Instructions for the task
Exactly the lines from the one containing "Clone this chart in D3.js." through the one containing "1.73, 1.83, 1.64];" are to be returned, please, without any pictures.

Extracted entries
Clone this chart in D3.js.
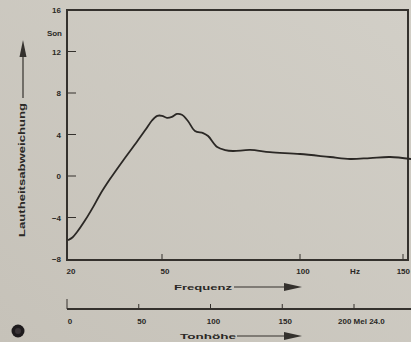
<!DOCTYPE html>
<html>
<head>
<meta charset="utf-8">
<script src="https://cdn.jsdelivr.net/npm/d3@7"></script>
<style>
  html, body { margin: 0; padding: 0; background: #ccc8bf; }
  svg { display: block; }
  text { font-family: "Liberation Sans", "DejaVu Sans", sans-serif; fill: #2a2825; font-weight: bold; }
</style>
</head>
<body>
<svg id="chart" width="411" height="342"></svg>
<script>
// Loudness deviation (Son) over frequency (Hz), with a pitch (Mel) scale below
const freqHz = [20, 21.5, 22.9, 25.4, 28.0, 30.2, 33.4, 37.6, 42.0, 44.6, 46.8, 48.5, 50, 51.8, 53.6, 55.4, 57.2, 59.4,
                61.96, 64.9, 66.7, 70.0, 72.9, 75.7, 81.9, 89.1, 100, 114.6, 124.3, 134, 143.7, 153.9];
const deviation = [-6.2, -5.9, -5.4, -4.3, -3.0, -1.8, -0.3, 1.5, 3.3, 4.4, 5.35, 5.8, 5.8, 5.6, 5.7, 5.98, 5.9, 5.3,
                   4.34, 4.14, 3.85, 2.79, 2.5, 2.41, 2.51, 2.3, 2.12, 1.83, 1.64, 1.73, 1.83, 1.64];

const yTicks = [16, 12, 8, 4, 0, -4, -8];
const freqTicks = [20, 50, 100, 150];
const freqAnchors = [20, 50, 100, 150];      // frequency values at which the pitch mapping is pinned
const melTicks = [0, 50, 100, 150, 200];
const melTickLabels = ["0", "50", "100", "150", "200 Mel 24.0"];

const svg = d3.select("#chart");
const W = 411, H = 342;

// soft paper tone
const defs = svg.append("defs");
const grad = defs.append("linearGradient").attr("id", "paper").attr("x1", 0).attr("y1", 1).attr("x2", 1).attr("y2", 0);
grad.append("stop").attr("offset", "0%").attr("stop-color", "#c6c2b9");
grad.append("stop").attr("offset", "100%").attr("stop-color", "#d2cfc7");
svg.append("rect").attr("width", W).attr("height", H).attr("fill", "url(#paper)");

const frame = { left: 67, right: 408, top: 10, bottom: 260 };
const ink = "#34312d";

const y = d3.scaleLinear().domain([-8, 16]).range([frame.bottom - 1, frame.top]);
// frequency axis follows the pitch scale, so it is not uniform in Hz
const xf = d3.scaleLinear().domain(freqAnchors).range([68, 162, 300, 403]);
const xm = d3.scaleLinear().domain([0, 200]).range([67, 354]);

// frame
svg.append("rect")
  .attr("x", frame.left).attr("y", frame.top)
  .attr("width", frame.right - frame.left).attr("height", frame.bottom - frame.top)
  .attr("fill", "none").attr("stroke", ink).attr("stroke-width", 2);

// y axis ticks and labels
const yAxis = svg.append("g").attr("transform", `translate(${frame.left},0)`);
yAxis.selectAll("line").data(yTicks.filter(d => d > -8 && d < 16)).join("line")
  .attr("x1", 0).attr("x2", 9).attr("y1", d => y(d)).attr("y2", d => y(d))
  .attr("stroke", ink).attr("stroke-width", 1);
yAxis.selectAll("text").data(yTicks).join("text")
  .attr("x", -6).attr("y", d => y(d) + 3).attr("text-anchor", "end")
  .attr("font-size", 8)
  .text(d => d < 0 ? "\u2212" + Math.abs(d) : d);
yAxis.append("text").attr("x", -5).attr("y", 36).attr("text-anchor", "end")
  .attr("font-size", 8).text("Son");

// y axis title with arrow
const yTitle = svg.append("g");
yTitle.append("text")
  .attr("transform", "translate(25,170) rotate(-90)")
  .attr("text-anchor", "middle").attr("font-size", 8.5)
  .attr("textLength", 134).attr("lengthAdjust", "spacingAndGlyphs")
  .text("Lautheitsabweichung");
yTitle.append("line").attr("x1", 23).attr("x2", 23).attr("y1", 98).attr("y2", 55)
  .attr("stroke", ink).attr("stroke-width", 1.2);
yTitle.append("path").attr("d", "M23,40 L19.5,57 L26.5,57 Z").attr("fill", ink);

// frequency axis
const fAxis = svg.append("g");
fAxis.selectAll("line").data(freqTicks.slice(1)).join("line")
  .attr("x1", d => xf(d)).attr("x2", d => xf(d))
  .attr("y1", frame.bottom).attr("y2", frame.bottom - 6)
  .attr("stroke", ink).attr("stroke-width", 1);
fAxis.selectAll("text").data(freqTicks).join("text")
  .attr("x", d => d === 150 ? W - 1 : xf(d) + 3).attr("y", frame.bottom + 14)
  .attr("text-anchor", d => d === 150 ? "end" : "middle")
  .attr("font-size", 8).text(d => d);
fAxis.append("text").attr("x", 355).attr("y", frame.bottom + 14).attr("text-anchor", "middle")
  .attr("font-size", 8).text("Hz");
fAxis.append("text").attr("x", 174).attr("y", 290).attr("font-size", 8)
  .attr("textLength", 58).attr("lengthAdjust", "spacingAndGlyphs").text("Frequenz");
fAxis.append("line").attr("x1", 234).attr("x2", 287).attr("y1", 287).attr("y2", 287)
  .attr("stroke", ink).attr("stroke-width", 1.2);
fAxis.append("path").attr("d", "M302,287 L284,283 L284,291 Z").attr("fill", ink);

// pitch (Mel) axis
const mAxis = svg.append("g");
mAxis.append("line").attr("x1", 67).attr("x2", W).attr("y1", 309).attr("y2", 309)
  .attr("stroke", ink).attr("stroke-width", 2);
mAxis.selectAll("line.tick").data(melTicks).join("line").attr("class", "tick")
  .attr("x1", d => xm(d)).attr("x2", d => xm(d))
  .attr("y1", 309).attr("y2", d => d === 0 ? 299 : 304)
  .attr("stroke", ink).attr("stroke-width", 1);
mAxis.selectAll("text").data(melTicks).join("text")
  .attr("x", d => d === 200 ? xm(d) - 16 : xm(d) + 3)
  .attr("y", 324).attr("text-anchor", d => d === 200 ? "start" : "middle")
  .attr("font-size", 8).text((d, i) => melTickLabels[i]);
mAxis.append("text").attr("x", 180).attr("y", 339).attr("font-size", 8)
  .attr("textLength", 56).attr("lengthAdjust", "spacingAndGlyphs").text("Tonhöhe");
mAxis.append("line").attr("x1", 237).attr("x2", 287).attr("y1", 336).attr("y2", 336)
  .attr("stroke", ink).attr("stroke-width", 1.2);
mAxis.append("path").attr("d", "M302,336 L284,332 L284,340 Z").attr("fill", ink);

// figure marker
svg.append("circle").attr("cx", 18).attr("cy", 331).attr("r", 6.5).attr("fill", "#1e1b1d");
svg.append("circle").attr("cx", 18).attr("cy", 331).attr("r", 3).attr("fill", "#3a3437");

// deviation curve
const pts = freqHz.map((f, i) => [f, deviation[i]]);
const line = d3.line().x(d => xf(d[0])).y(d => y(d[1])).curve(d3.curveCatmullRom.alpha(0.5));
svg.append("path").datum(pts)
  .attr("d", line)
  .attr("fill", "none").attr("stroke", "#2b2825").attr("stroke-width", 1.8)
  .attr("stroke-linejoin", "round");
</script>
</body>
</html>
---
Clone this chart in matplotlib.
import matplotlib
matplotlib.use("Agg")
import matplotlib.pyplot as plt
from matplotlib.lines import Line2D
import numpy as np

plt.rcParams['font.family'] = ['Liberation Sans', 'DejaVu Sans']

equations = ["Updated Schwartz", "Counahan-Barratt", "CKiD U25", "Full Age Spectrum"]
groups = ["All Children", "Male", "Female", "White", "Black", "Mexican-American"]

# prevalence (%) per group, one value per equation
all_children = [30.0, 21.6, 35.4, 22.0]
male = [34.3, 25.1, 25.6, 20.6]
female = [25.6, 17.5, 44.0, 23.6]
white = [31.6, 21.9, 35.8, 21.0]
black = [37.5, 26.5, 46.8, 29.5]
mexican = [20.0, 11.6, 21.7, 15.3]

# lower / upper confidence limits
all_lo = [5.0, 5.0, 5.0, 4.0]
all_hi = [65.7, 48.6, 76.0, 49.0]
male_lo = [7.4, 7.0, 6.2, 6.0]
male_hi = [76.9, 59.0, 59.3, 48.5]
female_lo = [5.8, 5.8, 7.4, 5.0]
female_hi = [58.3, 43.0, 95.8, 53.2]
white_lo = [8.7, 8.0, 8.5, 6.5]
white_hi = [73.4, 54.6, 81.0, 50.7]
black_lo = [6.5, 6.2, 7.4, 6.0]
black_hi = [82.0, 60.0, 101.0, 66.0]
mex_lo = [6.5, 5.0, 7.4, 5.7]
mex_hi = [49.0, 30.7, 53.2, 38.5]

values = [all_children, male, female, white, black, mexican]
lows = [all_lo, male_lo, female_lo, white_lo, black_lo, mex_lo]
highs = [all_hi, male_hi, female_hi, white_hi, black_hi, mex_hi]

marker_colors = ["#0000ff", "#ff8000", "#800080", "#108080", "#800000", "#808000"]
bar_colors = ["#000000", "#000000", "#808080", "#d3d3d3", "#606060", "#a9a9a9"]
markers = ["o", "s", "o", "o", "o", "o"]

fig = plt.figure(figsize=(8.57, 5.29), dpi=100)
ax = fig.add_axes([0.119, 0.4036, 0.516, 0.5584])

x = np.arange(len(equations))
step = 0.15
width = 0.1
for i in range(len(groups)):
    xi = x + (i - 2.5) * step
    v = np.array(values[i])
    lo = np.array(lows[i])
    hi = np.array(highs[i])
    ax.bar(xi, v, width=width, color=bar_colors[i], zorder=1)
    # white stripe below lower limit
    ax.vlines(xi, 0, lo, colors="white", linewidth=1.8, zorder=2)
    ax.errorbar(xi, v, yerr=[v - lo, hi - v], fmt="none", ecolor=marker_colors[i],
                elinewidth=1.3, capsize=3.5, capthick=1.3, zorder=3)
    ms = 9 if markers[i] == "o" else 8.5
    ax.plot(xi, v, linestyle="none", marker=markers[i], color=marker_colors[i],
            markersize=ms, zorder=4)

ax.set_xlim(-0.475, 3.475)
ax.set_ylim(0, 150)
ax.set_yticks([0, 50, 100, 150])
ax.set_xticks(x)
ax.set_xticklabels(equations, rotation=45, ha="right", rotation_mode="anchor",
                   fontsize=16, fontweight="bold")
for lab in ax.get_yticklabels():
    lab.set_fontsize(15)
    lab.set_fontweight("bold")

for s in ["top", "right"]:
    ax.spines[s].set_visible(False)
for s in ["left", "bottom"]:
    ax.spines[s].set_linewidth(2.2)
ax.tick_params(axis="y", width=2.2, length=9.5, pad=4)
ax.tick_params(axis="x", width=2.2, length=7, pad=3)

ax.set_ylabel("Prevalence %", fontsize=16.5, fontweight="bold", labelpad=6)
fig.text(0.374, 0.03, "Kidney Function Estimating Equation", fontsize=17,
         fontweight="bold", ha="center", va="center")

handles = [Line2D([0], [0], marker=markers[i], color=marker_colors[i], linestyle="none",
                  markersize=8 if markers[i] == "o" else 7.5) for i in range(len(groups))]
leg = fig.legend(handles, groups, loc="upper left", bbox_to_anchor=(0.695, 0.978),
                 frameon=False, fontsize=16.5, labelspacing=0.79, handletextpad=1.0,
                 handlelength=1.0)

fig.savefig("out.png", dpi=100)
...
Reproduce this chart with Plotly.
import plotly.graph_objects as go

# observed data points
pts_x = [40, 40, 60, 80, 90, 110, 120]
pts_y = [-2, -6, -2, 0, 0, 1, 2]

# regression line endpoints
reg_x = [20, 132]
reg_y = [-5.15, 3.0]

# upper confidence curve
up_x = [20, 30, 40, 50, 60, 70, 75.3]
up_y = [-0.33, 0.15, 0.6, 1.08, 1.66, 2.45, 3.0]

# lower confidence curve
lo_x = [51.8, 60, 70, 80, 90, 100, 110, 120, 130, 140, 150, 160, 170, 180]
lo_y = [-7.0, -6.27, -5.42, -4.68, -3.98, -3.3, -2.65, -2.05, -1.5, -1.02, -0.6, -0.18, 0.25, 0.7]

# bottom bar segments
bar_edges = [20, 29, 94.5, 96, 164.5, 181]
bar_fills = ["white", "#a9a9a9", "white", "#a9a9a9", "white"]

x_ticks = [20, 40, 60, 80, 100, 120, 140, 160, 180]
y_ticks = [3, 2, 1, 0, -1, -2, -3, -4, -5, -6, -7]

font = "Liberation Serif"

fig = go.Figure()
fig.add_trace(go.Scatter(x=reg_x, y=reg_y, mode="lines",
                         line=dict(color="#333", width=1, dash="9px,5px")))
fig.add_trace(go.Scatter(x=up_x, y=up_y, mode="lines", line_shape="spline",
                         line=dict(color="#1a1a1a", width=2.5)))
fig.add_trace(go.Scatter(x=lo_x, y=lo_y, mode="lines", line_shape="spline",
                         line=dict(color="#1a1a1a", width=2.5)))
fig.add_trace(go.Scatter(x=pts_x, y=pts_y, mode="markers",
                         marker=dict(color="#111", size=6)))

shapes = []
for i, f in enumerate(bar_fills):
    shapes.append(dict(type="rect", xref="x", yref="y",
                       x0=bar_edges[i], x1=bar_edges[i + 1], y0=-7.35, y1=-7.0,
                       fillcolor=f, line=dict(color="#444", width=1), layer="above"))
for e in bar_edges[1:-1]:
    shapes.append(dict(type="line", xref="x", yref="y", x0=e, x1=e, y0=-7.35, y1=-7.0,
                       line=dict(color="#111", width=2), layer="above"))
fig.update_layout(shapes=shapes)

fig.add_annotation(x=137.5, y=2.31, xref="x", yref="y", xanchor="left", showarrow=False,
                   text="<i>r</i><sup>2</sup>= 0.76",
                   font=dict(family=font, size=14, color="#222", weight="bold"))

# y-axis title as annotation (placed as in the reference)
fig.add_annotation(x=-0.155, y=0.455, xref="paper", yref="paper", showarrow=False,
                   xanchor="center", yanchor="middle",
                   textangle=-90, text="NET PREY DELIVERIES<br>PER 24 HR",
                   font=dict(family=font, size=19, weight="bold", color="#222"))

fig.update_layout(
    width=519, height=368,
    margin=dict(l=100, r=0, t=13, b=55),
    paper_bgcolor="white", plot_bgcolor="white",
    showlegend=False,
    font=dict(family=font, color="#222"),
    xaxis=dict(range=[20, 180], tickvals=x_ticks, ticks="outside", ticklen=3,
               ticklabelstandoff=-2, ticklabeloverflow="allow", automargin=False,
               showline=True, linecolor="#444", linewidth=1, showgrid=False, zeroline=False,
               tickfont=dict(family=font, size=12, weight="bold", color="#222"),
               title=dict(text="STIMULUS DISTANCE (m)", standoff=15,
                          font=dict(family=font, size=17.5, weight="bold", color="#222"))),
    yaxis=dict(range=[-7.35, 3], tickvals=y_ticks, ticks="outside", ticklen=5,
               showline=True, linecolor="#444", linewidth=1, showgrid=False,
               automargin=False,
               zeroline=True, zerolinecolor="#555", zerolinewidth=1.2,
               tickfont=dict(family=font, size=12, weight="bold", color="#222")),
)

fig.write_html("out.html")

Expected answer
Clone this chart in D3.js.
<!DOCTYPE html>
<html>
<head>
<meta charset="utf-8">
<script src="https://cdn.jsdelivr.net/npm/d3@7"></script>
<style>
  html, body { margin: 0; padding: 0; background: #ccc8bf; }
  svg { display: block; }
  text { font-family: "Liberation Sans", "DejaVu Sans", sans-serif; fill: #2a2825; font-weight: bold; }
</style>
</head>
<body>
<svg id="chart" width="411" height="342"></svg>
<script>
// Loudness deviation (Son) over frequency (Hz), with a pitch (Mel) scale below
const freqHz = [20, 21.5, 22.9, 25.4, 28.0, 30.2, 33.4, 37.6, 42.0, 44.6, 46.8, 48.5, 50, 51.8, 53.6, 55.4, 57.2, 59.4,
                61.96, 64.9, 66.7, 70.0, 72.9, 75.7, 81.9, 89.1, 100, 114.6, 124.3, 134, 143.7, 153.9];
const deviation = [-6.2, -5.9, -5.4, -4.3, -3.0, -1.8, -0.3, 1.5, 3.3, 4.4, 5.35, 5.8, 5.8, 5.6, 5.7, 5.98, 5.9, 5.3,
                   4.34, 4.14, 3.85, 2.79, 2.5, 2.41, 2.51, 2.3, 2.12, 1.83, 1.64, 1.73, 1.83, 1.64];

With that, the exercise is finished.